--- EXERCISE DATA ---
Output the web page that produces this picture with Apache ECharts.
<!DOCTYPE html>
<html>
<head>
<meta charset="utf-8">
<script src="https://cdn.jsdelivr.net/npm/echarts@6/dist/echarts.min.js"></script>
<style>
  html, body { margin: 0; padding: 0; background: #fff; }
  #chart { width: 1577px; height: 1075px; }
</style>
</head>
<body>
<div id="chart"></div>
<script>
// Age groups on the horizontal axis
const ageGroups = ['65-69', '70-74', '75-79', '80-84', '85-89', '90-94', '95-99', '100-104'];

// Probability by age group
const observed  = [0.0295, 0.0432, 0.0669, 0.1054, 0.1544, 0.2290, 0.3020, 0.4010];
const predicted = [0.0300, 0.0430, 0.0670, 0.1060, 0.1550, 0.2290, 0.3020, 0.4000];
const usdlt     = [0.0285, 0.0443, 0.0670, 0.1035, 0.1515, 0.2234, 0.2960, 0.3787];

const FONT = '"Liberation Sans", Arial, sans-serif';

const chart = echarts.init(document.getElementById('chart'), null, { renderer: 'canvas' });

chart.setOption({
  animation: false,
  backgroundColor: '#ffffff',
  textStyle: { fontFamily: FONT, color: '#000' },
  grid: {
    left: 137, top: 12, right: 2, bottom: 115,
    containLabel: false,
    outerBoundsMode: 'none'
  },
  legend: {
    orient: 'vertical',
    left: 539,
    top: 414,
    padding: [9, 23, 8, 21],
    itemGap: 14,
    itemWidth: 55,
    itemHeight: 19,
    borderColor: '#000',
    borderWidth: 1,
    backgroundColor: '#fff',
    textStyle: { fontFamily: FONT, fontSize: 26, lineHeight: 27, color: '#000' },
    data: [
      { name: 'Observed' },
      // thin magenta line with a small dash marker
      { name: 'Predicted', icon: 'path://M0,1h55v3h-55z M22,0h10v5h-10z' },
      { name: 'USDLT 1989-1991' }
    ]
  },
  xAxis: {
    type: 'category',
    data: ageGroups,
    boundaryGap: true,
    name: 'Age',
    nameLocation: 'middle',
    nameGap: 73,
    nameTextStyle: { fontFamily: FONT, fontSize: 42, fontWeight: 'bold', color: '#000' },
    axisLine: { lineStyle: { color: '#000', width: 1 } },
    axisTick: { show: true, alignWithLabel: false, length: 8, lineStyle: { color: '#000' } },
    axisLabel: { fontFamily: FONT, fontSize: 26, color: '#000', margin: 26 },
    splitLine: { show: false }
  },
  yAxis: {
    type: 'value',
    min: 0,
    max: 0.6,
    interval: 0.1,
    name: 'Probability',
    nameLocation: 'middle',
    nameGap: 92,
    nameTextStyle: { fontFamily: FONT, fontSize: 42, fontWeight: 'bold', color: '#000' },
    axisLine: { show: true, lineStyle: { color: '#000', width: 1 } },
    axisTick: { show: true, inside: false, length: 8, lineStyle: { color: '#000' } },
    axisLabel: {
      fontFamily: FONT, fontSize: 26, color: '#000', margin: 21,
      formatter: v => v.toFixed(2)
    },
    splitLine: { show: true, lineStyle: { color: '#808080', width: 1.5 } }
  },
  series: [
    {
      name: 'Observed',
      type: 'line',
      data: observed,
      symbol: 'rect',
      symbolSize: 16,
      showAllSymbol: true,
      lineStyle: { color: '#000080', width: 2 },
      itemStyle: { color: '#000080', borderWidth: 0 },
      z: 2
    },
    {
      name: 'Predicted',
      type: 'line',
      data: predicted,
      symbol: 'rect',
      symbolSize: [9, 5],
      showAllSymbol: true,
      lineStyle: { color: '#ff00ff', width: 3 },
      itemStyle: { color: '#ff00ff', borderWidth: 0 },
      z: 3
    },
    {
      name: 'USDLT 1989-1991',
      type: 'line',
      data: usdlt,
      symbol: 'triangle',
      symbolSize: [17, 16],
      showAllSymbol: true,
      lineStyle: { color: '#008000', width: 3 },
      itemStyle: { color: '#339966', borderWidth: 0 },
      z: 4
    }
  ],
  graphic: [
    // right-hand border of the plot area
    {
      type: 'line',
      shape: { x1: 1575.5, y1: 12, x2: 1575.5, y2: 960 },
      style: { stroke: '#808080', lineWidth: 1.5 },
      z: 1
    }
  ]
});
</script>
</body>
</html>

--

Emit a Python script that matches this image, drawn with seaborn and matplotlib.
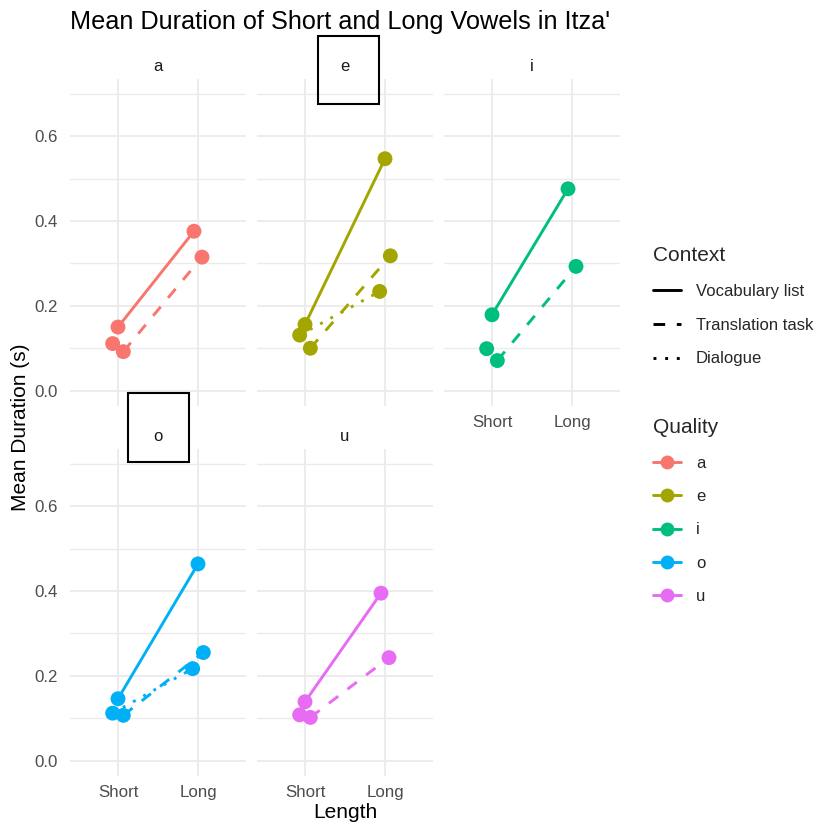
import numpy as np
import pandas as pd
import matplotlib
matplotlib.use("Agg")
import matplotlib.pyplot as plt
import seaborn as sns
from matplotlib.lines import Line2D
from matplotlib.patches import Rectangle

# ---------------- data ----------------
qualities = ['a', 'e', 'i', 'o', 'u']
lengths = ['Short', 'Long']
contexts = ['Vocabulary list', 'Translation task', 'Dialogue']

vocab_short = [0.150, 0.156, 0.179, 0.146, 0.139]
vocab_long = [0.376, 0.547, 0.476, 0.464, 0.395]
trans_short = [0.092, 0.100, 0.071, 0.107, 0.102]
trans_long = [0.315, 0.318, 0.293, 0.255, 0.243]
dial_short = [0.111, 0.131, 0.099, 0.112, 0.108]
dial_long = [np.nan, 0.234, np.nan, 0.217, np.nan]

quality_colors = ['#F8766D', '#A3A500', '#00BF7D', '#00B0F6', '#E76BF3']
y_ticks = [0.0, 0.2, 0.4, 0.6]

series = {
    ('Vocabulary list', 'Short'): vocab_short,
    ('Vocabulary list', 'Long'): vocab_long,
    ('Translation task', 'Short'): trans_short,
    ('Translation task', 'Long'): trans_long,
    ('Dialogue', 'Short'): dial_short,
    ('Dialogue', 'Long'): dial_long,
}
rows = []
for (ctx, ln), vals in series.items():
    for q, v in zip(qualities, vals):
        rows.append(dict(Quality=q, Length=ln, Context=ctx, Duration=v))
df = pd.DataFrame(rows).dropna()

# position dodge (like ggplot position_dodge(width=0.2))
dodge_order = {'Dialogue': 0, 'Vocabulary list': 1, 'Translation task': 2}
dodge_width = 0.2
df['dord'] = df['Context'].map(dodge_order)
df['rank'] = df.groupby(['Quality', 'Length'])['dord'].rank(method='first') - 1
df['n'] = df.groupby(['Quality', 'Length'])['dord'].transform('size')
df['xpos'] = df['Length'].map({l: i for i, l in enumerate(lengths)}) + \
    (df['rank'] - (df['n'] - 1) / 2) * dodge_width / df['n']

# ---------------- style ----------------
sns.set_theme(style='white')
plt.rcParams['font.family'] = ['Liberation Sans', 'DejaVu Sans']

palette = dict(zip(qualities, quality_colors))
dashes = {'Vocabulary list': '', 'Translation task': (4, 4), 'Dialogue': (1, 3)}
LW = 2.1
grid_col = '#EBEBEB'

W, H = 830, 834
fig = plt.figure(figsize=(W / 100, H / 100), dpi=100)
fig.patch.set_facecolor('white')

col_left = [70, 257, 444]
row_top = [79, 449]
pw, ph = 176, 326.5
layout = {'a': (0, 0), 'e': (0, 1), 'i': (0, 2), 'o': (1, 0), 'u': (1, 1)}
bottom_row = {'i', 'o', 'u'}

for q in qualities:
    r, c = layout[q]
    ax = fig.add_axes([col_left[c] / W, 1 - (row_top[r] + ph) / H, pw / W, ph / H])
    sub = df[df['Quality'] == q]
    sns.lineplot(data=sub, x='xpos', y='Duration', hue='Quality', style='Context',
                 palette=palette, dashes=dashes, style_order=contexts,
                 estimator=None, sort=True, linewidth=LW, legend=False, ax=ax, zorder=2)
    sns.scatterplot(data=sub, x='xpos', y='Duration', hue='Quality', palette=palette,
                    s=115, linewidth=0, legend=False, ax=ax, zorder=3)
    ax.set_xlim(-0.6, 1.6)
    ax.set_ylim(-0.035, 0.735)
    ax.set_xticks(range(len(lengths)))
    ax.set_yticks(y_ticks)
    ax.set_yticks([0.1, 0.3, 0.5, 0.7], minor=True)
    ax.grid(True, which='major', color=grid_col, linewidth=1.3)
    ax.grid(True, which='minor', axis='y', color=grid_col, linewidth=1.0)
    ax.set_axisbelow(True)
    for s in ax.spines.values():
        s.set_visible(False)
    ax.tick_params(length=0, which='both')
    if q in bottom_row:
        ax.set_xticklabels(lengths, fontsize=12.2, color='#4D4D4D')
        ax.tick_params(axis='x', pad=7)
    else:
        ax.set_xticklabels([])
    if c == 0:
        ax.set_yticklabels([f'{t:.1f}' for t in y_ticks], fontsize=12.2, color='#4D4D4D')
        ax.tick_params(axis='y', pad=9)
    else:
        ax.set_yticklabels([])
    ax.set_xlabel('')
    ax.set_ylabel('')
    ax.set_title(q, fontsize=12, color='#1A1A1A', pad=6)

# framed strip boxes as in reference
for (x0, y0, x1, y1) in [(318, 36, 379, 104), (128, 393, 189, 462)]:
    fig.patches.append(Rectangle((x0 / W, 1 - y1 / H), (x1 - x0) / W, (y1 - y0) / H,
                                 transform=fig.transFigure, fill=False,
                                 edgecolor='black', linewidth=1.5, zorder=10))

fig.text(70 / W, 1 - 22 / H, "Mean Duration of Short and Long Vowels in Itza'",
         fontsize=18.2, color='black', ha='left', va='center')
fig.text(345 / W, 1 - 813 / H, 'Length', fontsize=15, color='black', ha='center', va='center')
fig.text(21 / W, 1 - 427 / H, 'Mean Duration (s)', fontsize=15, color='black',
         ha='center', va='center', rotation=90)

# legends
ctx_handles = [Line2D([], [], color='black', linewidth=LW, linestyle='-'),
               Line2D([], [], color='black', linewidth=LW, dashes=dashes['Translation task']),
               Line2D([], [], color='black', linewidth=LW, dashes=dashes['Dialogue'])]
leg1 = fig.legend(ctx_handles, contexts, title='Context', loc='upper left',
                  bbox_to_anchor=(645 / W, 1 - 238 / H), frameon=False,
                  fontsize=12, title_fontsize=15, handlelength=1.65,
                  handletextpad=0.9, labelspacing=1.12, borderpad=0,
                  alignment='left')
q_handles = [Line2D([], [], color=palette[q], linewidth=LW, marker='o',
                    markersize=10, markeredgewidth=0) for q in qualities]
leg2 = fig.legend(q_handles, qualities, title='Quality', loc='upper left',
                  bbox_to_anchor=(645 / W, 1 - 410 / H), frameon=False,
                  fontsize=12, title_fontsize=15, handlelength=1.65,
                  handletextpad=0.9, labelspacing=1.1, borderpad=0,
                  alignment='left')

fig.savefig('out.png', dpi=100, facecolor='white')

--- EXERCISE PROMPT ---
Print everything from the line with "Emit a Python" down to the line with "plt.rcParams['font.family'] = ['Liberation" in the entries above, both lines included and nothing more, without the pictures.

--- EXERCISE RESULT ---
Emit a Python script that matches this image, drawn with seaborn and matplotlib.
import numpy as np
import pandas as pd
import matplotlib
matplotlib.use("Agg")
import matplotlib.pyplot as plt
import seaborn as sns
from matplotlib.lines import Line2D
from matplotlib.patches import Rectangle

# ---------------- data ----------------
qualities = ['a', 'e', 'i', 'o', 'u']
lengths = ['Short', 'Long']
contexts = ['Vocabulary list', 'Translation task', 'Dialogue']

vocab_short = [0.150, 0.156, 0.179, 0.146, 0.139]
vocab_long = [0.376, 0.547, 0.476, 0.464, 0.395]
trans_short = [0.092, 0.100, 0.071, 0.107, 0.102]
trans_long = [0.315, 0.318, 0.293, 0.255, 0.243]
dial_short = [0.111, 0.131, 0.099, 0.112, 0.108]
dial_long = [np.nan, 0.234, np.nan, 0.217, np.nan]

quality_colors = ['#F8766D', '#A3A500', '#00BF7D', '#00B0F6', '#E76BF3']
y_ticks = [0.0, 0.2, 0.4, 0.6]

series = {
    ('Vocabulary list', 'Short'): vocab_short,
    ('Vocabulary list', 'Long'): vocab_long,
    ('Translation task', 'Short'): trans_short,
    ('Translation task', 'Long'): trans_long,
    ('Dialogue', 'Short'): dial_short,
    ('Dialogue', 'Long'): dial_long,
}
rows = []
for (ctx, ln), vals in series.items():
    for q, v in zip(qualities, vals):
        rows.append(dict(Quality=q, Length=ln, Context=ctx, Duration=v))
df = pd.DataFrame(rows).dropna()

# position dodge (like ggplot position_dodge(width=0.2))
dodge_order = {'Dialogue': 0, 'Vocabulary list': 1, 'Translation task': 2}
dodge_width = 0.2
df['dord'] = df['Context'].map(dodge_order)
df['rank'] = df.groupby(['Quality', 'Length'])['dord'].rank(method='first') - 1
df['n'] = df.groupby(['Quality', 'Length'])['dord'].transform('size')
df['xpos'] = df['Length'].map({l: i for i, l in enumerate(lengths)}) + \
    (df['rank'] - (df['n'] - 1) / 2) * dodge_width / df['n']

# ---------------- style ----------------
sns.set_theme(style='white')
plt.rcParams['font.family'] = ['Liberation Sans', 'DejaVu Sans']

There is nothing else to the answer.